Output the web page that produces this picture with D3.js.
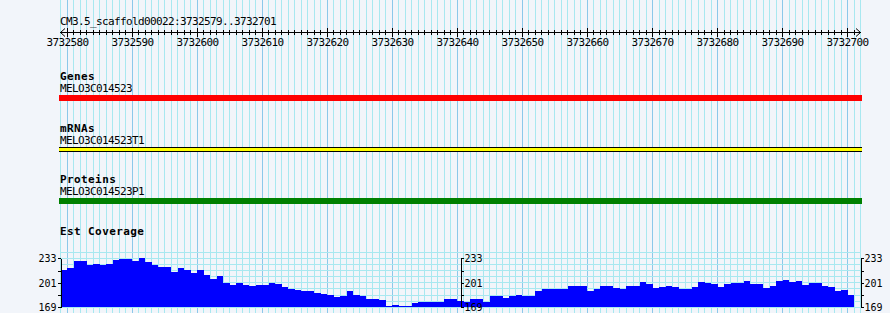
<!DOCTYPE html>
<html><head><meta charset="utf-8">
<script src="https://cdn.jsdelivr.net/npm/d3@7"></script>
<style>html,body{margin:0;padding:0;background:#f2f5fa;} svg{display:block;}</style>
</head><body><svg id="c" width="890" height="313"></svg>
<script>
// ---------- data ----------
const refName = "CM3.5_scaffold00022";
const viewStart = 3732579;
const viewEnd = 3732701;
const rulerTicks = [3732580, 3732590, 3732600, 3732610, 3732620, 3732630, 3732640,
                    3732650, 3732660, 3732670, 3732680, 3732690, 3732700];
const trackLabels = ["Genes", "mRNAs", "Proteins"];
const featureNames = ["MELO3C014523", "MELO3C014523T1", "MELO3C014523P1"];
const coverageLabel = "Est Coverage";
const coverageStart = 3732579;
const coverage = [
  218, 220, 229, 229, 224, 225, 224, 225, 231, 232,
  232, 230, 233, 228, 224, 222, 222, 215, 220, 218,
  214, 218, 211, 206, 210, 201, 198, 201, 198, 197,
  198, 198, 201, 199, 195, 193, 191, 190, 190, 188,
  187, 185, 182, 184, 190, 185, 184, 180, 180, 179,
  171, 172, 171, 171, 174, 176, 176, 176, 176, 180,
  180, 177, 176, 180, 180, 176, 184, 184, 181, 184,
  185, 184, 184, 190, 193, 193, 193, 193, 197, 197,
  197, 190, 193, 197, 197, 194, 193, 197, 197, 202,
  200, 194, 196, 197, 196, 193, 193, 196, 202, 201,
  200, 196, 200, 201, 201, 203, 200, 200, 194, 197,
  203, 205, 202, 203, 198, 201, 201, 197, 196, 190,
  192, 185
];
const yMin = 169, yMax = 233;
const yTicks = [169, 201, 233];
const yMinorTicks = [185, 217];
const yGridStep = 8;

// ---------- layout ----------
const W = 890, H = 313;
const mono = "'DejaVu Sans Mono', monospace";
const svg = d3.select("#c");
const x = d3.scaleLinear().domain([viewStart, viewEnd + 1]).range([60.5, 860.7]);
const panelL = 59, panelR = 862;
const y = d3.scaleLinear().domain([yMin, yMax]).range([307.3, 258.3]);
const px = v => Math.floor(v) + 0.5;

svg.append("rect").attr("width", W).attr("height", H).attr("fill", "#f2f5fa");

// vertical grid
const gridPos = d3.range(viewStart, viewEnd + 2);
const g = svg.append("g").attr("shape-rendering", "crispEdges");
g.selectAll("line.minor").data(gridPos.filter(p => p % 10 !== 0)).join("line")
  .attr("x1", p => px(x(p))).attr("x2", p => px(x(p)))
  .attr("y1", 0).attr("y2", H).attr("stroke", "#a8e8f0");
g.selectAll("line.major").data(gridPos.filter(p => p % 10 === 0)).join("line")
  .attr("x1", p => px(x(p))).attr("x2", p => px(x(p)))
  .attr("y1", 0).attr("y2", H).attr("stroke", "#8cc8ea");

// horizontal grid in coverage panel
const hGrid = d3.range(yMin, yMax + 2 * yGridStep, yGridStep);
g.selectAll("line.h").data(hGrid).join("line")
  .attr("x1", 60).attr("x2", 861)
  .attr("y1", v => px(y(v))).attr("y2", v => px(y(v))).attr("stroke", "#a8e8f0");

// ---------- ruler ----------
svg.append("text").attr("x", 60).attr("y", 25)
  .attr("font-family", mono).attr("font-size", 11).attr("letter-spacing", "-0.62px")
  .text(`${refName}:${viewStart}..${viewEnd}`);
const r = svg.append("g").attr("stroke", "#000").attr("shape-rendering", "crispEdges");
r.append("line").attr("x1", 60).attr("x2", 861).attr("y1", 32.5).attr("y2", 32.5);
const minorRuler = d3.range(viewStart + 1, viewEnd + 1).filter(p => !rulerTicks.includes(p));
r.selectAll("line.mt").data(minorRuler).join("line")
  .attr("x1", p => px(x(p))).attr("x2", p => px(x(p))).attr("y1", 30).attr("y2", 35);
r.selectAll("line.Mt").data(rulerTicks).join("line")
  .attr("x1", p => px(x(p))).attr("x2", p => px(x(p))).attr("y1", 28).attr("y2", 37);
svg.append("path").attr("d", "M65,28.5L60.5,32.5L65,36.5").attr("fill", "none").attr("stroke", "#000");
svg.append("path").attr("d", "M856,28.5L860.5,32.5L856,36.5").attr("fill", "none").attr("stroke", "#000");
svg.selectAll("text.rt").data(rulerTicks).join("text")
  .attr("x", p => px(x(p))).attr("y", 46).attr("text-anchor", "middle")
  .attr("font-family", mono).attr("font-size", 11).attr("letter-spacing", "-0.62px")
  .text(p => p);

// ---------- feature tracks ----------
const labelY = [80, 132, 183];
const nameY = [92, 144, 195];
trackLabels.forEach((t, i) => {
  svg.append("text").attr("x", 60).attr("y", labelY[i])
    .attr("font-family", mono).attr("font-size", 11).attr("font-weight", "bold")
    .attr("letter-spacing", "0.4px").text(t);
  svg.append("text").attr("x", 60).attr("y", nameY[i])
    .attr("font-family", mono).attr("font-size", 11).attr("letter-spacing", "-0.62px")
    .text(featureNames[i]);
});
const fx0 = Math.min(panelL, x(viewStart) - 1.5), fx1 = Math.max(panelR, x(viewEnd + 1) + 1.3);
const f = svg.append("g").attr("shape-rendering", "crispEdges");
f.append("rect").attr("x", fx0).attr("y", 95).attr("width", fx1 - fx0).attr("height", 6).attr("fill", "#ff0000");
f.append("rect").attr("x", fx0).attr("y", 147).attr("width", fx1 - fx0).attr("height", 5).attr("fill", "#ffff00");
f.append("line").attr("x1", fx0).attr("x2", fx1).attr("y1", 147.5).attr("y2", 147.5).attr("stroke", "#000");
f.append("line").attr("x1", fx0).attr("x2", fx1).attr("y1", 151.5).attr("y2", 151.5).attr("stroke", "#000");
f.append("rect").attr("x", fx0).attr("y", 198).attr("width", fx1 - fx0).attr("height", 6).attr("fill", "#008000");

// ---------- coverage ----------
svg.append("text").attr("x", 60).attr("y", 235)
  .attr("font-family", mono).attr("font-size", 11).attr("font-weight", "bold")
  .attr("letter-spacing", "0.4px").text(coverageLabel);
const pts = coverage.map((v, i) => ({p: coverageStart + i, v}));
pts.push({p: coverageStart + coverage.length, v: coverage[coverage.length - 1]});
const area = d3.area().x(d => x(d.p)).y0(y(yMin)).y1(d => y(d.v)).curve(d3.curveStepAfter);
svg.append("path").datum(pts).attr("d", area).attr("fill", "#0000ff").attr("shape-rendering", "crispEdges");

const allTicks = [...yTicks, ...yMinorTicks].sort((a, b) => a - b);
function styleAxis(sel) {
  sel.attr("font-family", mono).attr("font-size", 10);
  sel.selectAll("path,line").attr("stroke", "#000").attr("shape-rendering", "crispEdges");
  sel.selectAll("text").attr("fill", "#000");
}
const fmt = d => yTicks.includes(d) ? d : "";
svg.append("g").attr("transform", "translate(60.5,0)")
  .call(d3.axisLeft(y).tickValues(allTicks).tickSize(3).tickSizeOuter(0).tickPadding(1).tickFormat(fmt))
  .call(styleAxis);
[460.5, 860.5].forEach(ax => {
  svg.append("g").attr("transform", `translate(${ax},0)`)
    .call(d3.axisRight(y).tickValues(allTicks).tickSize(3).tickSizeOuter(0).tickPadding(1).tickFormat(fmt))
    .call(styleAxis);
});
</script></body></html>
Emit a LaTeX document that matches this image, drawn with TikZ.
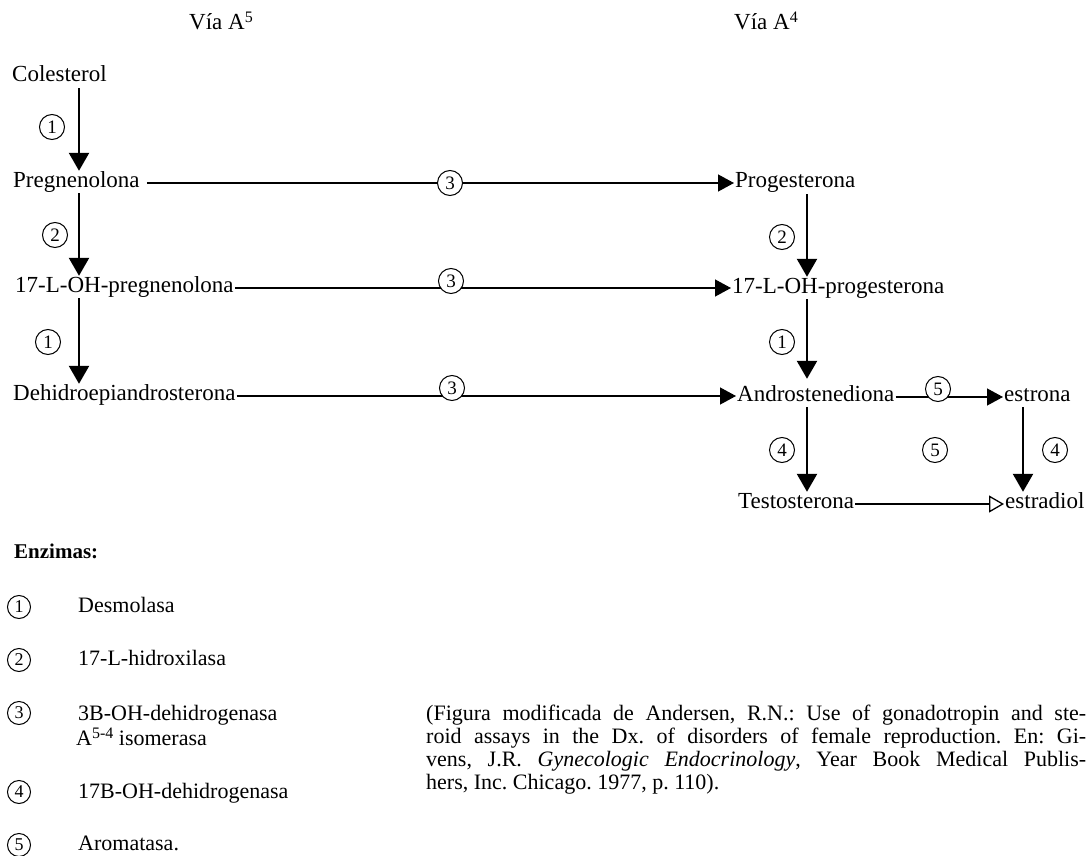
\documentclass[tikz,border=0pt]{standalone}
\usepackage{fontspec}
\setmainfont{Liberation Serif}
\usetikzlibrary{arrows.meta}
\newcommand{\supr}[1]{\raisebox{7pt}{\fontsize{16}{16}\selectfont #1}}
\begin{document}
\begin{tikzpicture}[x=1pt,y=-1pt,
  lbl/.style={anchor=base west, inner xsep=1pt, inner ysep=0pt, text height=12pt, text depth=4pt, font=\fontsize{23}{25}\selectfont},
  leg/.style={lbl, font=\fontsize{22}{24}\selectfont},
  circ/.style={draw, circle, line width=1pt, minimum size=25pt, inner sep=0pt, fill=white, font=\fontsize{19}{19}\selectfont},
  lcirc/.style={circ, minimum size=23pt, font=\fontsize{18}{18}\selectfont},
  varrow/.style={line width=2.4pt, -{Triangle[width=20pt,length=18pt]}, shorten <=2pt, shorten >=4pt},
  harrow/.style={line width=1.3pt, -{Triangle[width=17pt,length=16pt]}},
  oarrow/.style={line width=1.3pt, -{Triangle[open,width=17pt,length=15pt,line width=1.3pt]}}
]
\useasboundingbox (0,0) rectangle (1090,856);

% headings
\node[lbl] (via5) at (188,30) {Vía A\supr{5}};
\node[lbl] (via4) at (733,30) {Vía A\supr{4}};

% left column
\node[lbl] (col) at (11,82) {Colesterol};
\node[lbl] (preg) at (12,187) {Pregnenolona};
\node[lbl] (ohpreg) at (14,292) {17-L-OH-pregnenolona};
\node[lbl] (dhea) at (12,400) {Dehidroepiandrosterona};

% right column
\node[lbl] (prog) at (734,188) {Progesterona};
\node[lbl] (ohprog) at (731,293) {17-L-OH-progesterona};
\node[lbl] (andro) at (736,401) {Androstenediona};
\node[lbl] (estrona) at (1003,401) {estrona};
\node[lbl] (testo) at (737,508) {Testosterona};
\node[lbl] (estradiol) at (1004,508) {estradiol};

\coordinate (vL) at (79,0);
\coordinate (vR) at (807,0);
\coordinate (vE) at (1023,0);

% vertical arrows
\draw[varrow] (col.south -| vL) -- (preg.north -| vL);
\draw[varrow] (preg.south -| vL) -- (ohpreg.north -| vL);
\draw[varrow] (ohpreg.south -| vL) -- (dhea.north -| vL);
\draw[varrow] (prog.south -| vR) -- (ohprog.north -| vR);
\draw[varrow, shorten >=10pt] (ohprog.south -| vR) -- (andro.north -| vR);
\draw[varrow] (andro.south -| vR) -- (testo.north -| vR);
\draw[varrow] (estrona.south -| vE) -- (estradiol.north -| vE);

% horizontal arrows
\draw[harrow, shorten <=6pt] (preg.east) -- (prog.west |- preg.east);
\draw[harrow] (ohpreg.east) -- (ohprog.west |- ohpreg.east);
\draw[harrow] (dhea.east) -- (andro.west |- dhea.east);
\draw[harrow] (andro.east) -- (estrona.west);
\draw[oarrow] (testo.east) -- (estradiol.west);

% enzyme labels in diagram
\node[circ] (c1a) at (52,127) {1};
\node[circ] (c2a) at (55,235) {2};
\node[circ] (c1b) at (48,342) {1};
\node[circ] (c3a) at (450,183) {3};
\node[circ] (c3b) at (451,281) {3};
\node[circ] (c3c) at (452,388) {3};
\node[circ] (c2r) at (782,237) {2};
\node[circ] (c1r) at (782,342) {1};
\node[circ] (c4r) at (782,450) {4};
\node[circ] (c5m) at (935,450) {5};
\node[circ] (c4e) at (1055,450) {4};
\node[circ] (c5a) at (938,389) {5};

% legend
\node[leg, font=\fontsize{21}{24}\selectfont\bfseries] (enz) at (13,558) {Enzimas:};
\node[lcirc] (l1) at (19,607) {1};
\node[lcirc] (l2) at (19,660) {2};
\node[lcirc] (l3) at (19,713) {3};
\node[lcirc] (l4) at (19,792) {4};
\node[lcirc] (l5) at (19,845) {5};
\node[leg] (t1) at (77,612) {Desmolasa};
\node[leg] (t2) at (77,665) {17-L-hidroxilasa};
\node[leg] (t3a) at (77,720) {3B-OH-dehidrogenasa};
\node[leg] (t3b) at (75,745) {A\supr{5-4} isomerasa};
\node[leg] (t4) at (77,798) {17B-OH-dehidrogenasa};
\node[leg] (t5) at (77,850) {Aromatasa.};

% citation
\node[anchor=base west, inner sep=0pt] (cite) at (426,720)
 {\parbox[t]{660pt}{\fontsize{22}{23}\selectfont\frenchspacing
 (Figura modificada de Andersen, R.N.: Use of gonadotropin and ste-\linebreak
 roid assays in the Dx. of disorders of female reproduction. En: Gi-\linebreak
 vens, J.R. \textit{Gynecologic Endocrinology}, Year Book Medical Publis-\linebreak
 hers, Inc. Chicago. 1977, p. 110).}};
\end{tikzpicture}
\end{document}
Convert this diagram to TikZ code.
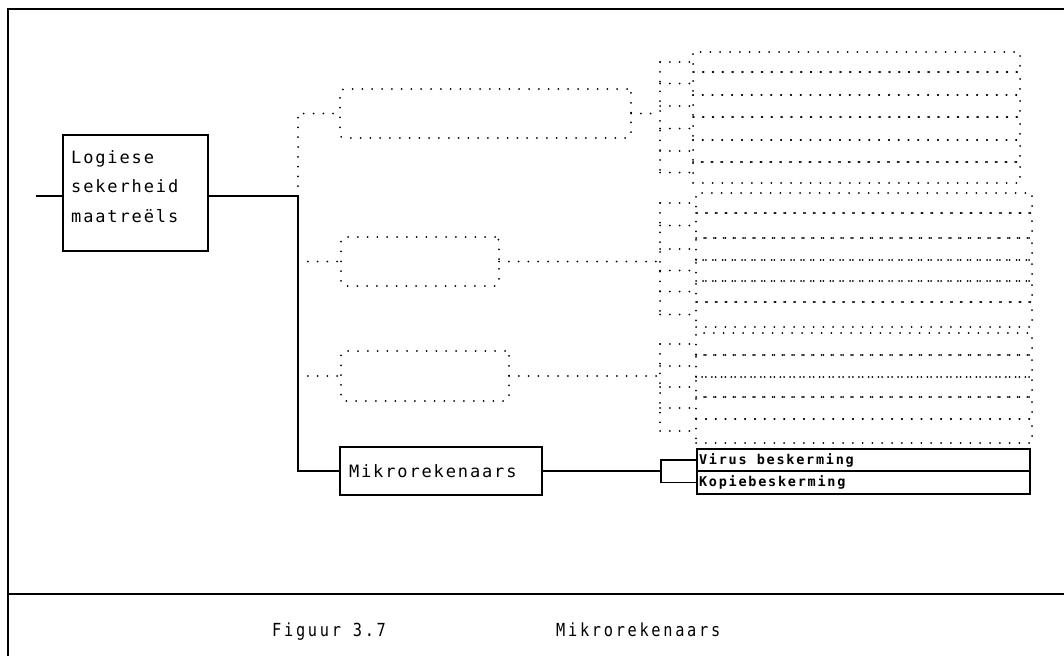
\documentclass[tikz,border=0pt]{standalone}
\usepackage{fontspec}
\newfontfamily\boxfont[LetterSpace=11]{DejaVu Sans Mono}
\newfontfamily\smallfont[LetterSpace=13]{DejaVu Sans Mono}
\newfontfamily\capfont[LetterSpace=15,FakeStretch=0.85]{DejaVu Sans Mono}
\begin{document}
\begin{tikzpicture}[x=1pt,y=-1pt,
  line/.style={line width=1.3pt},
  frame/.style={line width=1.8pt},
  dot/.style={line width=2pt, line cap=round, dash pattern=on 0pt off 9.8pt},
  solidbox/.style={draw, line, outer sep=0pt, inner sep=0pt},
  dotbox/.style={draw, dot, rounded corners=4pt, outer sep=0pt, inner sep=0pt},
  rowbox/.style={draw, dot, outer sep=0pt, inner sep=0pt, anchor=north west},
  captext/.style={inner sep=0pt, anchor=base west, font=\capfont\fontsize{18}{21}\selectfont}]
\useasboundingbox (0,0) rectangle (1064,656);
\fill[white] (0,0) rectangle (1064,656);
% frame
\coordinate (f1) at (8,656);
\coordinate (f2) at (8,9);
\coordinate (f3) at (1064,9);
\coordinate (f4) at (8,594);
\coordinate (f5) at (1064,594);
\draw[frame] (f1) -- (f2) -- (f3);
\draw[frame] (f4) -- (f5);
% main box
\node[solidbox, anchor=north west, minimum width=145, minimum height=116] (log) at (63,135) {};
\node[inner sep=0pt, anchor=base west, align=left, font=\boxfont\fontsize{17}{29.5}\selectfont] (logt) at (71,222) {Logiese\\sekerheid\\maatreëls};
\coordinate (in) at (36,196);
\draw[line] (in) -- (in -| log.west);
% first-level boxes
\node[dotbox, anchor=north west, minimum width=291, minimum height=49] (b1) at (340,89) {};
\node[dotbox, anchor=north west, minimum width=158, minimum height=49] (b2) at (341,237) {};
\node[dotbox, anchor=north west, minimum width=168, minimum height=50] (b3) at (341,351) {};
\node[solidbox, anchor=north west, minimum width=202, minimum height=48, text width=190, inner xsep=6pt, align=left, font=\boxfont\fontsize{17}{20}\selectfont] (mik) at (340,447) {\hspace{3pt}Mikrorekenaars};
% trunk
\coordinate (j) at (298,196);
\draw[line] (log.east |- j) -- (j) -- (j |- mik.west) -- (mik.west);
\draw[dot] (j) -- (j |- b1.west) -- (b1.west);
\draw[dot] (j |- b2.west) -- (b2.west);
\draw[dot] (j |- b3.west) -- (b3.west);
% bracket x
\coordinate (brx) at (660,0);
% group 1
\foreach \t/\b/\n in {52/72/1,72/95/2,95/117/3,117/140/4,140/162/5,162/183/6}{
  \node[rowbox, minimum width=327, minimum height={\b-\t}] (ga-\n) at (693,\t) {};
  \draw[dot] (ga-\n.west -| brx) -- (ga-\n.west);
}
\draw[dot] (ga-1.west -| brx) -- (ga-6.west -| brx);
\draw[dot] (b1.east) -- (b1.east -| brx);
% group 2
\foreach \t/\b/\n in {193/213/1,213/238/2,238/260/3,260/281/4,281/302/5,302/327/6}{
  \node[rowbox, minimum width=336, minimum height={\b-\t}] (gb-\n) at (696,\t) {};
  \draw[dot] (gb-\n.west -| brx) -- (gb-\n.west);
}
\draw[dot] (gb-1.west -| brx) -- (gb-6.west -| brx);
\draw[dot] (b2.east) -- (b2.east -| brx);
% group 3
\foreach \t/\b/\n in {333/355/1,355/377/2,377/397/3,397/419/4,419/443/5}{
  \node[rowbox, minimum width=336, minimum height={\b-\t}] (gc-\n) at (696,\t) {};
  \draw[dot] (gc-\n.west -| brx) -- (gc-\n.west);
}
\draw[dot] (gc-1.west -| brx) -- (gc-5.west -| brx);
\draw[dot] (b3.east) -- (b3.east -| brx);
% micro group
\node[solidbox, anchor=north west, minimum width=333, minimum height=22, text width=329, inner xsep=2pt, align=left, font=\smallfont\bfseries\fontsize{13.5}{14}\selectfont] (vir) at (697,449) {Virus\hspace{0.75em}beskerming};
\node[solidbox, anchor=north west, minimum width=333, minimum height=23, text width=329, inner xsep=2pt, align=left, font=\smallfont\bfseries\fontsize{13.5}{14}\selectfont] (kop) at (697,471) {Kopiebeskerming};
\coordinate (brm) at (661,0);
\draw[line] (mik.east) -- (mik.east -| brm);
\draw[line] (vir.west) -- (vir.west -| brm) -- (kop.west -| brm) -- (kop.west);
% caption
\node[captext] (cap1) at (272,636) {Figuur 3.7};
\node[captext] (cap2) at (556,636) {Mikrorekenaars};
\end{tikzpicture}
\end{document}
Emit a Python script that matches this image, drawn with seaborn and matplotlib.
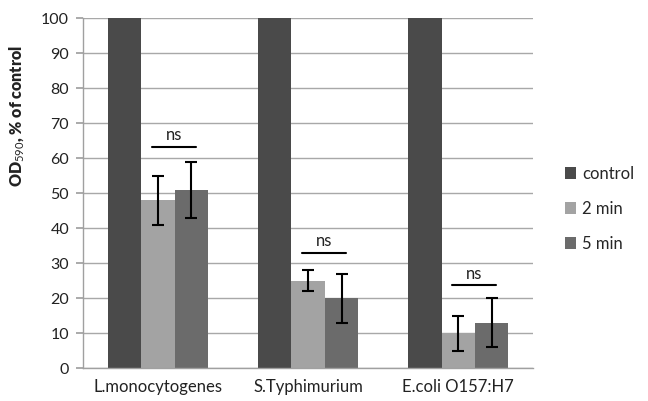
import matplotlib
matplotlib.use("Agg")
import matplotlib.pyplot as plt
import numpy as np
import pandas as pd
import seaborn as sns

# data
species = ["L.monocytogenes", "S.Typhimurium", "E.coli O157:H7"]
treatments = ["control", "2 min", "5 min"]
control = [100, 100, 100]
min2 = [48, 25, 10]
min5 = [51, 20, 13]
err2 = [7, 3, 5]
err5 = [8, 7, 7]
ns_level = [63.3, 33, 23.7]

colors = ["#4a4a4a", "#a3a3a3", "#6b6b6b"]

rows = []
for i, s in enumerate(species):
    rows.append((s, "control", control[i], 0))
    rows.append((s, "2 min", min2[i], err2[i]))
    rows.append((s, "5 min", min5[i], err5[i]))
df = pd.DataFrame(rows, columns=["species", "treatment", "value", "err"])

sns.set_theme(style="white")
plt.rcParams["font.family"] = ["Lato", "DejaVu Sans"]
plt.rcParams["mathtext.fontset"] = "custom"
plt.rcParams["mathtext.rm"] = "Lato"
plt.rcParams["mathtext.bf"] = "Lato:bold"

fig = plt.figure(figsize=(6.48, 4.01), dpi=100)
ax = fig.add_axes([0.128, 0.082, 0.695, 0.873])

sns.barplot(data=df, x="species", y="value", hue="treatment", order=species,
            hue_order=treatments, palette=colors, width=0.667, gap=0,
            errorbar=None, saturation=1, linewidth=0, ax=ax, zorder=2)

# error bars on the treated samples
for k, t in enumerate(treatments):
    if t == "control":
        continue
    errs = err2 if t == "2 min" else err5
    vals = min2 if t == "2 min" else min5
    xs = [p.get_x() + p.get_width() / 2 for p in ax.containers[k]]
    ax.errorbar(xs, vals, yerr=errs, fmt="none", ecolor="black",
                elinewidth=1.5, capsize=4, capthick=1.5, zorder=3)

# "ns" brackets
for i in range(len(species)):
    x0 = i - 0.04
    x1 = i + 0.25
    ax.plot([x0, x1], [ns_level[i], ns_level[i]], color="black", lw=1.5, zorder=3)
    ax.text((x0 + x1) / 2, ns_level[i] + 1.0, "ns", ha="center", va="bottom",
            fontsize=12, color="#222222")

ax.set_ylim(0, 100)
ax.set_xlim(-0.5, 2.5)
ax.set_yticks(np.arange(0, 101, 10))
ax.yaxis.grid(True, color="#a8a8a8", lw=1)
ax.set_axisbelow(True)

ax.set_xticks([-0.5, 0.5, 1.5, 2.5], minor=True)
ax.tick_params(axis="x", which="major", length=0, labelsize=12, pad=8,
               labelcolor="#222222")
ax.tick_params(axis="x", which="minor", length=5, color="#a0a0a0", direction="out")
ax.tick_params(axis="y", length=5, color="#a0a0a0", labelsize=11.5, pad=5,
               labelcolor="#222222", left=True, direction="out")

for side in ["top", "right"]:
    ax.spines[side].set_visible(False)
for side in ["left", "bottom"]:
    ax.spines[side].set_color("#a0a0a0")
    ax.spines[side].set_linewidth(1)

ax.set_xlabel("")
ax.set_ylabel(r"OD$_{\mathrm{590}}$, % of control", fontweight="heavy", fontsize=11.5,
              color="#222222")
ax.yaxis.set_label_coords(-0.125, 0.72)

handles, labels = ax.get_legend_handles_labels()
ax.legend(handles, labels, loc="center left", bbox_to_anchor=(1.055, 0.455),
          frameon=False, fontsize=12, handlelength=0.7, handleheight=0.7,
          handletextpad=0.35, labelspacing=1.15, borderaxespad=0)

fig.savefig("out.png", dpi=100)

=-=-=-=-=

### STATED GOAL
The first line to copy holds "Emit a Python", and the last holds "elinewidth=1.5, capsize=4, capthick=1.5, zorder=3)". Copy them and the lines between exactly, leaving out pictures.

### COMPLETED TASK
Emit a Python script that matches this image, drawn with seaborn and matplotlib.
import matplotlib
matplotlib.use("Agg")
import matplotlib.pyplot as plt
import numpy as np
import pandas as pd
import seaborn as sns

# data
species = ["L.monocytogenes", "S.Typhimurium", "E.coli O157:H7"]
treatments = ["control", "2 min", "5 min"]
control = [100, 100, 100]
min2 = [48, 25, 10]
min5 = [51, 20, 13]
err2 = [7, 3, 5]
err5 = [8, 7, 7]
ns_level = [63.3, 33, 23.7]

colors = ["#4a4a4a", "#a3a3a3", "#6b6b6b"]

rows = []
for i, s in enumerate(species):
    rows.append((s, "control", control[i], 0))
    rows.append((s, "2 min", min2[i], err2[i]))
    rows.append((s, "5 min", min5[i], err5[i]))
df = pd.DataFrame(rows, columns=["species", "treatment", "value", "err"])

sns.set_theme(style="white")
plt.rcParams["font.family"] = ["Lato", "DejaVu Sans"]
plt.rcParams["mathtext.fontset"] = "custom"
plt.rcParams["mathtext.rm"] = "Lato"
plt.rcParams["mathtext.bf"] = "Lato:bold"

fig = plt.figure(figsize=(6.48, 4.01), dpi=100)
ax = fig.add_axes([0.128, 0.082, 0.695, 0.873])

sns.barplot(data=df, x="species", y="value", hue="treatment", order=species,
            hue_order=treatments, palette=colors, width=0.667, gap=0,
            errorbar=None, saturation=1, linewidth=0, ax=ax, zorder=2)

# error bars on the treated samples
for k, t in enumerate(treatments):
    if t == "control":
        continue
    errs = err2 if t == "2 min" else err5
    vals = min2 if t == "2 min" else min5
    xs = [p.get_x() + p.get_width() / 2 for p in ax.containers[k]]
    ax.errorbar(xs, vals, yerr=errs, fmt="none", ecolor="black",
                elinewidth=1.5, capsize=4, capthick=1.5, zorder=3)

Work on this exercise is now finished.